Many state and local air quality agencies also issue air quality forecasts using the AQI color code.  You may have seen these forecasts on the evening news or in the newspaper in your area.  By paying attention to these forecasts, you can protect your health by adjusting your activities on days predicted to have poor air quality. 

For nationwide ozone mapping and ozone forecasts, visit US EPA AIRNOW at http://www.epa.gov/airnow/

For more information on ground-level ozone in North Carolina, visit the NC Ozone Forecast Center at http://daq.state.nc.us/Ozone/ .

To learn more about the Air Quality Index and all five pollutants, visit http://www.epa.gov/airnow/aqibroch/ .

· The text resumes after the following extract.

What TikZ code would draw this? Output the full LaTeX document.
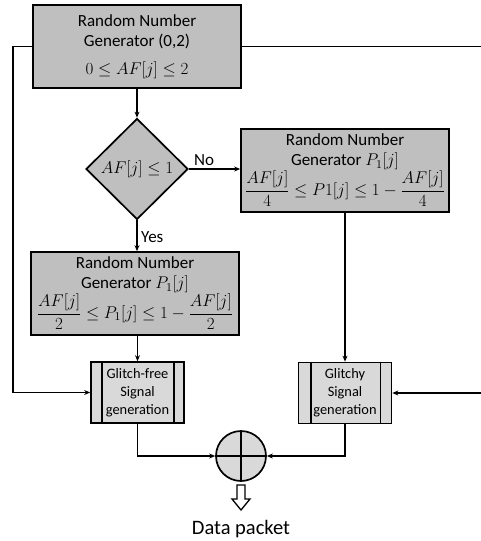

* What is ground-level ozone?  First of all, it’s not the same thing as the “ozone layer” or the “hole in the ozone"!  Ozone occurs naturally in the upper atmosphere and protects us from the sun’s ultraviolet radiation.  This “ozone layer” is becoming thinner, especially in the Polar Regions.  However, “ozone pollution” or “ground-level ozone” occurs in the lower atmosphere, where we live and breathe.  It’s created when various man-made pollutants combine in the heat of the sun.  Because heat and strong sunlight are necessary for ground-level ozone formation, ozone is generally a summertime problem.  Small amounts of ozone do occur naturally because of emissions from forest fires and even from trees.  However, most ground-level ozone is produced by human activities.  Ground-level ozone can damage lung tissues and the leaves of plants.    Remember - - ozone is “good up high, bad nearby”!